### AIM OF THE EXERCISE
Copy exactly the lines from the beginning of the data down to and including the line holding "const curveLabels = ['2.0', '1.0', '0.5', '0.2', '0.1'];", without any pictures.
○ ○ ○ ○
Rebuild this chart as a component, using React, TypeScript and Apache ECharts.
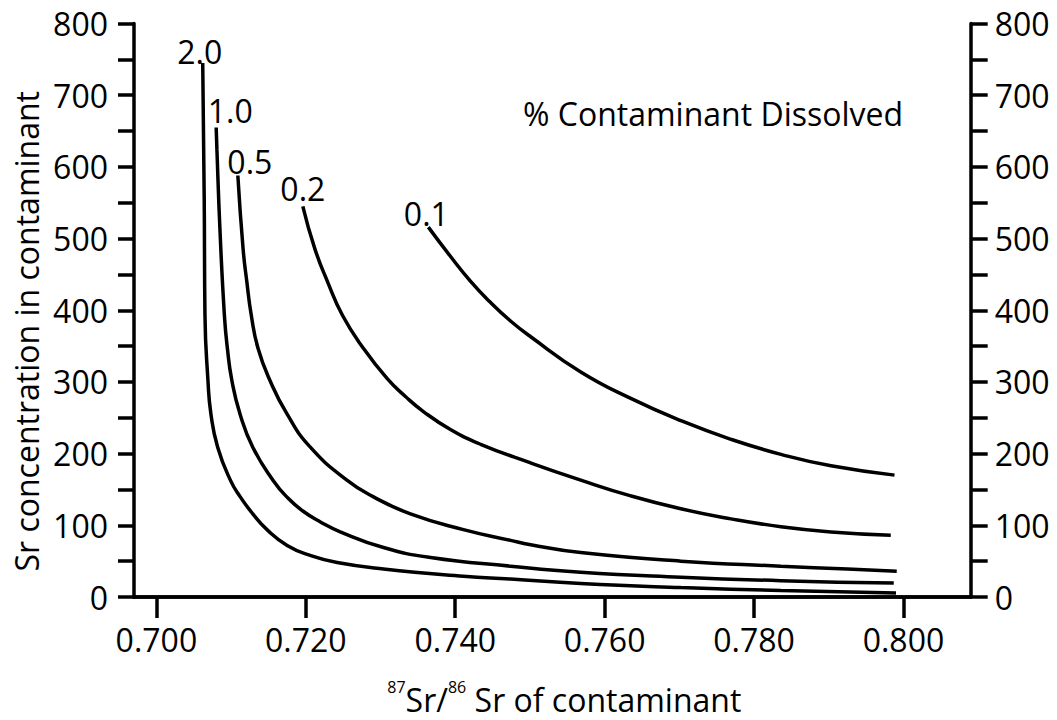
import React, { useEffect, useRef } from 'react';
import * as echarts from 'echarts';

// ---- data ----
const xTicks = [0.7, 0.72, 0.74, 0.76, 0.78, 0.8];
const curveLabels = ['2.0', '1.0', '0.5', '0.2', '0.1'];

const curve20 = [
  [0.7062, 745], [0.7064, 555], [0.7065, 393], [0.7069, 302], [0.7073, 255],
  [0.7082, 209], [0.7099, 163], [0.7112, 140], [0.7129, 116], [0.7148, 94],
  [0.7175, 72], [0.7206, 58], [0.7242, 48], [0.7304, 39], [0.7411, 29],
  [0.7474, 25], [0.7568, 18.7], [0.7702, 13.1], [0.7836, 9], [0.799, 5.5],
];
const curve10 = [
  [0.708, 655], [0.7081, 624], [0.7085, 514], [0.7091, 393], [0.7095, 347],
  [0.7101, 302], [0.7112, 255], [0.7129, 209], [0.7156, 163], [0.7176, 138],
  [0.7196, 120], [0.7219, 105], [0.7246, 91], [0.7304, 69], [0.7367, 55],
  [0.7474, 43], [0.7568, 34.6], [0.7702, 27.7], [0.7836, 22.8], [0.7987, 19.4],
];
const curve05 = [
  [0.7109, 588], [0.7116, 486], [0.7121, 440], [0.7127, 393], [0.7136, 347],
  [0.7152, 302], [0.7175, 255], [0.7206, 209], [0.7255, 163], [0.729, 140],
  [0.734, 116], [0.7411, 94], [0.7474, 79], [0.7501, 73], [0.7568, 62],
  [0.7702, 50], [0.7836, 43], [0.7925, 39], [0.7991, 36],
];
const curve02 = [
  [0.7196, 545], [0.7212, 486], [0.7229, 440], [0.7249, 393], [0.7277, 347],
  [0.7309, 304.5], [0.7333, 280], [0.7357, 259], [0.7393, 234], [0.7434, 213],
  [0.7501, 187], [0.7568, 163], [0.7635, 141], [0.7702, 123], [0.7769, 109],
  [0.7836, 98], [0.7903, 90.7], [0.7983, 86],
];
const curve01 = [
  [0.7364, 516], [0.7393, 476], [0.742, 441], [0.7447, 411], [0.7474, 385],
  [0.7501, 363], [0.7568, 314], [0.7635, 277], [0.7702, 246], [0.7769, 220],
  [0.7836, 199], [0.7903, 183], [0.7988, 170],
];
const curves = [curve20, curve10, curve05, curve02, curve01];

// ---- styling ----
const FONT = '"Open Sans", "Noto Sans", sans-serif';
const labelOffsets = [[-3, 5], [14, -1], [12, 2], [0, -2], [-2, 2]];

export default function App() {
  const ref = useRef<HTMLDivElement>(null);

  useEffect(() => {
    if (!ref.current) return;
    const chart = echarts.init(ref.current, undefined, { renderer: 'svg' });
    const yFmt = (v: number) => (v % 100 === 0 ? String(v) : '');
    const axisLine = { show: true, lineStyle: { color: '#000', width: 3.5 } };
    const tickStyle = { color: '#000', width: 3.5 };
    const labelText = { color: '#000', fontSize: 32, fontFamily: FONT };

    chart.setOption({
      animation: false,
      backgroundColor: '#fff',
      grid: { left: 134, right: 86.3, top: 23.5, bottom: 118.7, containLabel: false },
      graphic: [
        {
          type: 'text',
          x: 523,
          y: 113,
          style: {
            text: '% Contaminant Dissolved',
            fill: '#000',
            font: `32px ${FONT}`,
            align: 'left',
            verticalAlign: 'middle',
          },
        },
      ],
      xAxis: [
        {
          type: 'value',
          position: 'bottom',
          min: 0.697,
          max: 0.809,
          axisLine,
          axisTick: { show: true, length: 21, lineStyle: tickStyle, customValues: xTicks },
          axisLabel: {
            ...labelText,
            margin: 26,
            customValues: xTicks,
            formatter: (v: number) => v.toFixed(3),
          },
          splitLine: { show: false },
          name: '{sup|87}{main|Sr/}{sup|86}{main| Sr of contaminant}',
          nameLocation: 'middle',
          nameGap: 82,
          nameTextStyle: {
            padding: [0, 0, 0, 24],
            rich: {
              sup: { fontSize: 16, lineHeight: 18, verticalAlign: 'top', color: '#000', fontFamily: FONT },
              main: { fontSize: 32, lineHeight: 40, color: '#000', fontFamily: FONT },
            },
          },
        },
        {
          type: 'value',
          position: 'top',
          min: 0.697,
          max: 0.809,
          axisLine,
          axisTick: { show: false },
          axisLabel: { show: false },
          splitLine: { show: false },
        },
      ],
      yAxis: [
        {
          type: 'value',
          position: 'left',
          min: 0,
          max: 800,
          interval: 50,
          axisLine,
          axisTick: { show: true, length: 16, lineStyle: tickStyle },
          axisLabel: { ...labelText, margin: 26, padding: [4, 0, 0, 0], formatter: yFmt },
          splitLine: { show: false },
          name: 'Sr concentration in contaminant',
          nameLocation: 'middle',
          nameGap: 84,
          nameTextStyle: { ...labelText, padding: [0, 42, 0, 0] },
        },
        {
          type: 'value',
          position: 'right',
          min: 0,
          max: 800,
          interval: 50,
          axisLine,
          axisTick: { show: true, length: 17, lineStyle: tickStyle },
          axisLabel: { ...labelText, margin: 24, formatter: yFmt },
          splitLine: { show: false },
        },
      ],
      series: curves.map((pts, i) => ({
        type: 'line',
        name: curveLabels[i],
        xAxisIndex: 0,
        yAxisIndex: 0,
        smooth: 0.5,
        showSymbol: true,
        symbol: 'circle',
        symbolSize: 0,
        lineStyle: { color: '#000', width: 3.5 },
        itemStyle: { color: '#000' },
        emphasis: { disabled: true },
        silent: true,
        data: pts.map((p, j) =>
          j === 0
            ? {
                value: p,
                label: {
                  show: true,
                  formatter: curveLabels[i],
                  position: 'top',
                  distance: 0,
                  offset: labelOffsets[i],
                  ...labelText,
                },
              }
            : p
        ),
      })),
    });

    return () => chart.dispose();
  }, []);

  return (
    <div
      ref={ref}
      style={{ position: 'fixed', left: 0, top: 0, width: 1057, height: 720, background: '#fff' }}
    />
  );
}
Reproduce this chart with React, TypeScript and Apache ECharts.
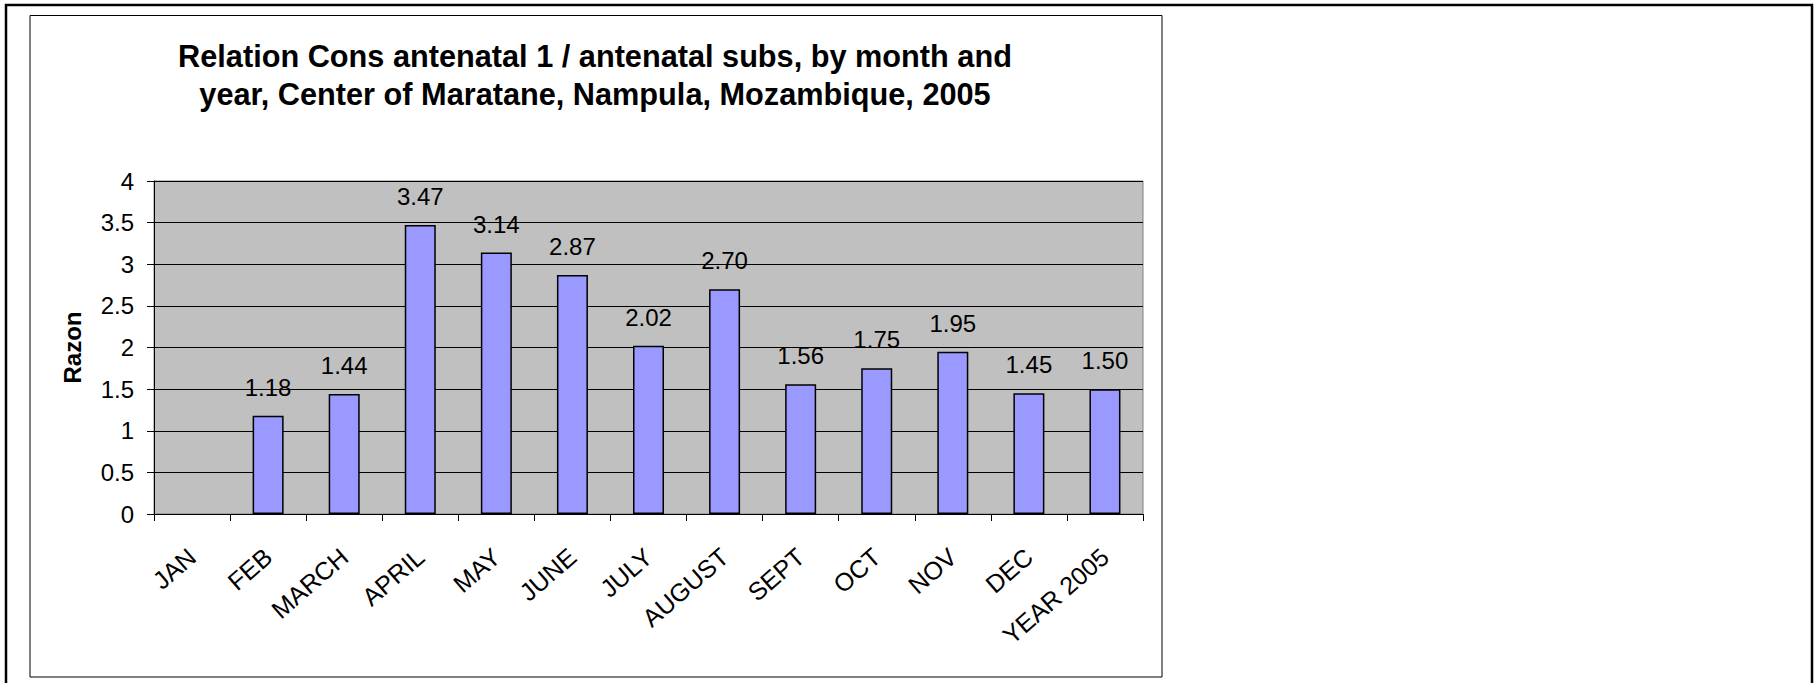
import React, { useEffect, useRef } from "react";
import * as echarts from "echarts";

const categories = ["JAN", "FEB", "MARCH", "APRIL", "MAY", "JUNE", "JULY", "AUGUST", "SEPT", "OCT", "NOV", "DEC", "YEAR 2005"];
const ratios: (number | null)[] = [null, 1.18, 1.44, 3.47, 3.14, 2.87, 2.02, 2.70, 1.56, 1.75, 1.95, 1.45, 1.50];
const titleLines = [
  "Relation Cons antenatal 1 / antenatal subs, by month and",
  "year, Center of Maratane, Nampula, Mozambique, 2005",
];
const yAxisName = "Razon";

const FONT = "Arial, 'Liberation Sans', Helvetica, sans-serif";

export default function App() {
  const ref = useRef<HTMLDivElement>(null);
  useEffect(() => {
    document.body.style.margin = "0";
    const chart = echarts.init(ref.current!, null, { renderer: "svg" });
    chart.setOption({
      animation: false,
      backgroundColor: "#ffffff",
      title: {
        text: titleLines.join("\n"),
        left: 595,
        top: 37,
        textAlign: "center",
        padding: 0,
        textStyle: {
          fontFamily: FONT,
          fontSize: 30.7,
          fontWeight: "bold",
          color: "#000",
          lineHeight: 38.5,
        },
      },
      graphic: [
        {
          type: "rect",
          z: -10,
          shape: { x: 6, y: 5, width: 1806, height: 720 },
          style: { fill: "none", stroke: "#000", lineWidth: 2.5 },
        },
        {
          type: "rect",
          z: -10,
          shape: { x: 30, y: 15.5, width: 1132, height: 661.5 },
          style: { fill: "none", stroke: "#000", lineWidth: 1 },
        },
      ],
      grid: {
        left: 154,
        top: 181,
        width: 989,
        height: 333,
        show: true,
        backgroundColor: "#C0C0C0",
        borderColor: "#808080",
        borderWidth: 1,
      },
      xAxis: {
        type: "category",
        data: categories,
        axisLine: { lineStyle: { color: "#000", width: 1 } },
        axisTick: { show: true, length: 7, lineStyle: { color: "#000" } },
        axisLabel: {
          rotate: 41,
          interval: 0,
          margin: 39,
          fontFamily: FONT,
          fontSize: 25,
          color: "#000",
        },
        splitLine: { show: false },
      },
      yAxis: {
        type: "value",
        min: 0,
        max: 4,
        interval: 0.5,
        name: yAxisName,
        nameLocation: "middle",
        nameGap: 70,
        nameRotate: 90,
        nameTextStyle: {
          fontFamily: FONT,
          fontSize: 24,
          fontWeight: "bold",
          color: "#000",
        },
        axisLine: { show: true, lineStyle: { color: "#000", width: 1 } },
        axisTick: { show: true, length: 7, lineStyle: { color: "#000" } },
        axisLabel: {
          margin: 20,
          fontFamily: FONT,
          fontSize: 24,
          color: "#000",
        },
        splitLine: { show: true, lineStyle: { color: "#000", width: 1 } },
      },
      series: [
        {
          type: "bar",
          data: ratios,
          barWidth: 31,
          itemStyle: { color: "#9999FF", borderColor: "#000", borderWidth: 1.5 },
          label: {
            show: true,
            position: "top",
            distance: 16.5,
            fontFamily: FONT,
            fontSize: 24,
            color: "#000",
            formatter: (p: any) => (p.value == null ? "" : Number(p.value).toFixed(2)),
          },
        },
      ],
    });
    return () => chart.dispose();
  }, []);
  return <div ref={ref} style={{ width: 1816, height: 683 }} />;
}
○ ○ ○ ○
### SOLVED PROBLEM
Rebuild this chart as a component, using React, TypeScript and Apache ECharts.
import React, { useEffect, useRef } from 'react';
import * as echarts from 'echarts';

// ---- data ----
const xTicks = [0.7, 0.72, 0.74, 0.76, 0.78, 0.8];
const curveLabels = ['2.0', '1.0', '0.5', '0.2', '0.1'];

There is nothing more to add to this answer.